# Dataset excerpt
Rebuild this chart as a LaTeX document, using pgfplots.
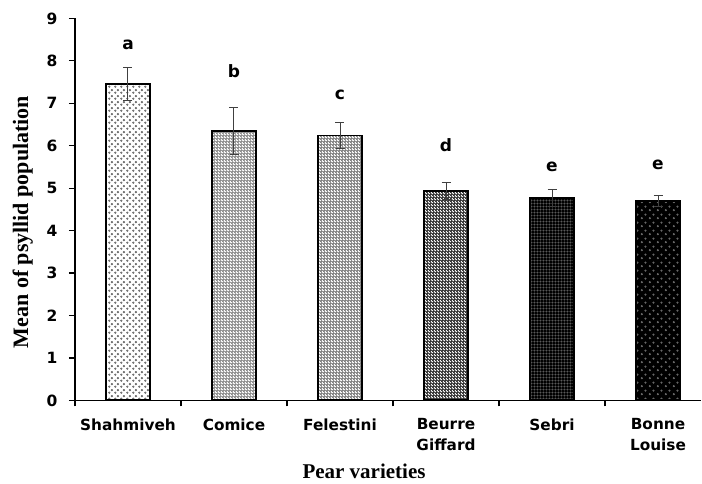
\documentclass[border=0pt]{standalone}
\usepackage{pgfplots}
\pgfplotsset{compat=1.18}
\usepackage{fontspec}
\setmainfont{Liberation Serif}
\newfontfamily\dvs{DejaVu Sans}
\usetikzlibrary{patterns.meta}
\tikzdeclarepattern{
  name=sdots,
  type=uncolored,
  parameters={\sdotd,\sdotr},
  bounding box={(0,0) and (\sdotd,\sdotd)},
  tile size={(\sdotd,\sdotd)},
  defaults={d/.store in=\sdotd, d=4pt, r/.store in=\sdotr, r=0.5pt},
  code={
    \fill (0.25*\sdotd,0.25*\sdotd) circle[radius=\sdotr];
    \fill (0.75*\sdotd,0.75*\sdotd) circle[radius=\sdotr];
  }
}
\tikzdeclarepattern{
  name=gdots,
  type=uncolored,
  parameters={\gdotd,\gdotr},
  bounding box={(0,0) and (\gdotd,\gdotd)},
  tile size={(\gdotd,\gdotd)},
  defaults={d/.store in=\gdotd, d=4pt, r/.store in=\gdotr, r=0.5pt},
  code={
    \fill (0.5*\gdotd,0.5*\gdotd) circle[radius=\gdotr];
  }
}
\begin{document}
\begin{tikzpicture}
\begin{axis}[
  scale only axis,
  width=626pt, height=382pt,
  xmin=-0.5, xmax=5.4057,
  ymin=0, ymax=9,
  axis x line*=bottom, axis y line*=left,
  axis line style={-, line width=1.3pt, black},
  xtick={0,1,2,3,4,5},
  xticklabels={Shahmiveh, Comice, Felestini, {Beurre\\Giffard}, Sebri, {Bonne\\Louise}},
  major x tick style={draw=none},
  minor xtick={-0.5,0.5,1.5,2.5,3.5,4.5},
  minor x tick style={line width=1.3pt, black},
  ytick={0,1,...,9},
  major y tick style={line width=1.3pt, black},
  tick align=outside,
  major tick length=6pt, minor tick length=6pt,
  /pgf/number format/assume math mode=true,
  yticklabel style={font=\dvs\bfseries\fontsize{15.5}{17}\selectfont, xshift=-8pt},
  xticklabel style={font=\dvs\bfseries\fontsize{15.3}{20.5}\selectfont, align=center, anchor=north, inner sep=0pt, yshift=-12pt},
  xlabel={Pear varieties},
  ylabel={Mean of psyllid population},
  xlabel style={font=\bfseries\fontsize{21}{24}\selectfont, at={(axis description cs:0.4617,-0.2055)}, anchor=base},
  ylabel style={font=\bfseries\fontsize{22}{24}\selectfont, at={(axis description cs:-0.075,0.467)}, anchor=base},
  every axis plot/.append style={bar width=43.5pt, bar shift=0pt},
  clip=false,
]
% Shahmiveh
\addplot[ybar, draw=black, line width=1.8pt, preaction={fill=white}, pattern color=black!55, pattern={sdots[d=6pt,r=0.55pt]},
  error bars/.cd, y dir=both, y explicit,
  error bar style={line width=1pt, black!75},
  error mark options={rotate=90, mark size=4.5pt, line width=1pt, black!75}]
  coordinates {(0,7.45) +- (0,0.39)};
% Comice
\addplot[ybar, draw=black, line width=1.8pt, preaction={fill=white}, pattern color=black!45, pattern={sdots[d=2.6pt,r=0.5pt]},
  error bars/.cd, y dir=both, y explicit,
  error bar style={line width=1pt, black!75},
  error mark options={rotate=90, mark size=4.5pt, line width=1pt, black!75}]
  coordinates {(1,6.35) +- (0,0.55)};
% Felestini
\addplot[ybar, draw=black, line width=1.8pt, preaction={fill=white}, pattern color=black!50, pattern={sdots[d=2.6pt,r=0.55pt]},
  error bars/.cd, y dir=both, y explicit,
  error bar style={line width=1pt, black!75},
  error mark options={rotate=90, mark size=4.5pt, line width=1pt, black!75}]
  coordinates {(2,6.24) +- (0,0.31)};
% Beurre Giffard
\addplot[ybar, draw=black, line width=1.8pt, preaction={fill=white}, pattern color=black!80, pattern={sdots[d=3pt,r=0.75pt]},
  error bars/.cd, y dir=both, y explicit,
  error bar style={line width=1pt, black!75},
  error mark options={rotate=90, mark size=4.5pt, line width=1pt, black!75}]
  coordinates {(3,4.93) +- (0,0.20)};
% Sebri
\addplot[ybar, draw=black, line width=1.8pt, preaction={fill=black}, pattern color=black!65, pattern={gdots[d=3.4pt,r=0.38pt]},
  error bars/.cd, y dir=both, y explicit,
  error bar style={line width=1pt, black!75},
  error mark options={rotate=90, mark size=4.5pt, line width=1pt, black!75}]
  coordinates {(4,4.77) +- (0,0.20)};
% Bonne Louise
\addplot[ybar, draw=black, line width=1.8pt, preaction={fill=black}, pattern color=black!60, pattern={sdots[d=8pt,r=0.45pt]},
  error bars/.cd, y dir=both, y explicit,
  error bar style={line width=1pt, black!75},
  error mark options={rotate=90, mark size=4.5pt, line width=1pt, black!75}]
  coordinates {(5,4.70) +- (0,0.12)};
% significance letters
\addplot[draw=none, mark=none, nodes near coords, point meta=explicit symbolic,
  nodes near coords style={anchor=base, font=\dvs\bfseries\fontsize{17}{19}\selectfont, inner sep=0pt}]
  coordinates {(0,8.27)[a] (1,7.61)[b] (2,7.10)[c] (3,5.86)[d] (4,5.39)[e] (5,5.43)[e]};
\coordinate (O) at (rel axis cs:0,0);
\end{axis}
\pgfresetboundingbox
\useasboundingbox (O) ++(-75pt,-83.6pt) rectangle ++(702pt,484pt);
\end{tikzpicture}
\end{document}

# Aim
Reproduce every line exactly and omit all pictures.

# Output of the exercise
Rebuild this chart as a LaTeX document, using pgfplots.
\documentclass[border=0pt]{standalone}
\usepackage{pgfplots}
\pgfplotsset{compat=1.18}
\usepackage{fontspec}
\setmainfont{Liberation Serif}
\newfontfamily\dvs{DejaVu Sans}
\usetikzlibrary{patterns.meta}
\tikzdeclarepattern{
  name=sdots,
  type=uncolored,
  parameters={\sdotd,\sdotr},
  bounding box={(0,0) and (\sdotd,\sdotd)},
  tile size={(\sdotd,\sdotd)},
  defaults={d/.store in=\sdotd, d=4pt, r/.store in=\sdotr, r=0.5pt},
  code={
    \fill (0.25*\sdotd,0.25*\sdotd) circle[radius=\sdotr];
    \fill (0.75*\sdotd,0.75*\sdotd) circle[radius=\sdotr];
  }
}
\tikzdeclarepattern{
  name=gdots,
  type=uncolored,
  parameters={\gdotd,\gdotr},
  bounding box={(0,0) and (\gdotd,\gdotd)},
  tile size={(\gdotd,\gdotd)},
  defaults={d/.store in=\gdotd, d=4pt, r/.store in=\gdotr, r=0.5pt},
  code={
    \fill (0.5*\gdotd,0.5*\gdotd) circle[radius=\gdotr];
  }
}
\begin{document}
\begin{tikzpicture}
\begin{axis}[
  scale only axis,
  width=626pt, height=382pt,
  xmin=-0.5, xmax=5.4057,
  ymin=0, ymax=9,
  axis x line*=bottom, axis y line*=left,
  axis line style={-, line width=1.3pt, black},
  xtick={0,1,2,3,4,5},
  xticklabels={Shahmiveh, Comice, Felestini, {Beurre\\Giffard}, Sebri, {Bonne\\Louise}},
  major x tick style={draw=none},
  minor xtick={-0.5,0.5,1.5,2.5,3.5,4.5},
  minor x tick style={line width=1.3pt, black},
  ytick={0,1,...,9},
  major y tick style={line width=1.3pt, black},
  tick align=outside,
  major tick length=6pt, minor tick length=6pt,
  /pgf/number format/assume math mode=true,
  yticklabel style={font=\dvs\bfseries\fontsize{15.5}{17}\selectfont, xshift=-8pt},
  xticklabel style={font=\dvs\bfseries\fontsize{15.3}{20.5}\selectfont, align=center, anchor=north, inner sep=0pt, yshift=-12pt},
  xlabel={Pear varieties},
  ylabel={Mean of psyllid population},
  xlabel style={font=\bfseries\fontsize{21}{24}\selectfont, at={(axis description cs:0.4617,-0.2055)}, anchor=base},
  ylabel style={font=\bfseries\fontsize{22}{24}\selectfont, at={(axis description cs:-0.075,0.467)}, anchor=base},
  every axis plot/.append style={bar width=43.5pt, bar shift=0pt},
  clip=false,
]
% Shahmiveh
\addplot[ybar, draw=black, line width=1.8pt, preaction={fill=white}, pattern color=black!55, pattern={sdots[d=6pt,r=0.55pt]},
  error bars/.cd, y dir=both, y explicit,
  error bar style={line width=1pt, black!75},
  error mark options={rotate=90, mark size=4.5pt, line width=1pt, black!75}]
  coordinates {(0,7.45) +- (0,0.39)};
% Comice
\addplot[ybar, draw=black, line width=1.8pt, preaction={fill=white}, pattern color=black!45, pattern={sdots[d=2.6pt,r=0.5pt]},
  error bars/.cd, y dir=both, y explicit,
  error bar style={line width=1pt, black!75},
  error mark options={rotate=90, mark size=4.5pt, line width=1pt, black!75}]
  coordinates {(1,6.35) +- (0,0.55)};
% Felestini
\addplot[ybar, draw=black, line width=1.8pt, preaction={fill=white}, pattern color=black!50, pattern={sdots[d=2.6pt,r=0.55pt]},
  error bars/.cd, y dir=both, y explicit,
  error bar style={line width=1pt, black!75},
  error mark options={rotate=90, mark size=4.5pt, line width=1pt, black!75}]
  coordinates {(2,6.24) +- (0,0.31)};
% Beurre Giffard
\addplot[ybar, draw=black, line width=1.8pt, preaction={fill=white}, pattern color=black!80, pattern={sdots[d=3pt,r=0.75pt]},
  error bars/.cd, y dir=both, y explicit,
  error bar style={line width=1pt, black!75},
  error mark options={rotate=90, mark size=4.5pt, line width=1pt, black!75}]
  coordinates {(3,4.93) +- (0,0.20)};
% Sebri
\addplot[ybar, draw=black, line width=1.8pt, preaction={fill=black}, pattern color=black!65, pattern={gdots[d=3.4pt,r=0.38pt]},
  error bars/.cd, y dir=both, y explicit,
  error bar style={line width=1pt, black!75},
  error mark options={rotate=90, mark size=4.5pt, line width=1pt, black!75}]
  coordinates {(4,4.77) +- (0,0.20)};
% Bonne Louise
\addplot[ybar, draw=black, line width=1.8pt, preaction={fill=black}, pattern color=black!60, pattern={sdots[d=8pt,r=0.45pt]},
  error bars/.cd, y dir=both, y explicit,
  error bar style={line width=1pt, black!75},
  error mark options={rotate=90, mark size=4.5pt, line width=1pt, black!75}]
  coordinates {(5,4.70) +- (0,0.12)};
% significance letters
\addplot[draw=none, mark=none, nodes near coords, point meta=explicit symbolic,
  nodes near coords style={anchor=base, font=\dvs\bfseries\fontsize{17}{19}\selectfont, inner sep=0pt}]
  coordinates {(0,8.27)[a] (1,7.61)[b] (2,7.10)[c] (3,5.86)[d] (4,5.39)[e] (5,5.43)[e]};
\coordinate (O) at (rel axis cs:0,0);
\end{axis}
\pgfresetboundingbox
\useasboundingbox (O) ++(-75pt,-83.6pt) rectangle ++(702pt,484pt);
\end{tikzpicture}
\end{document}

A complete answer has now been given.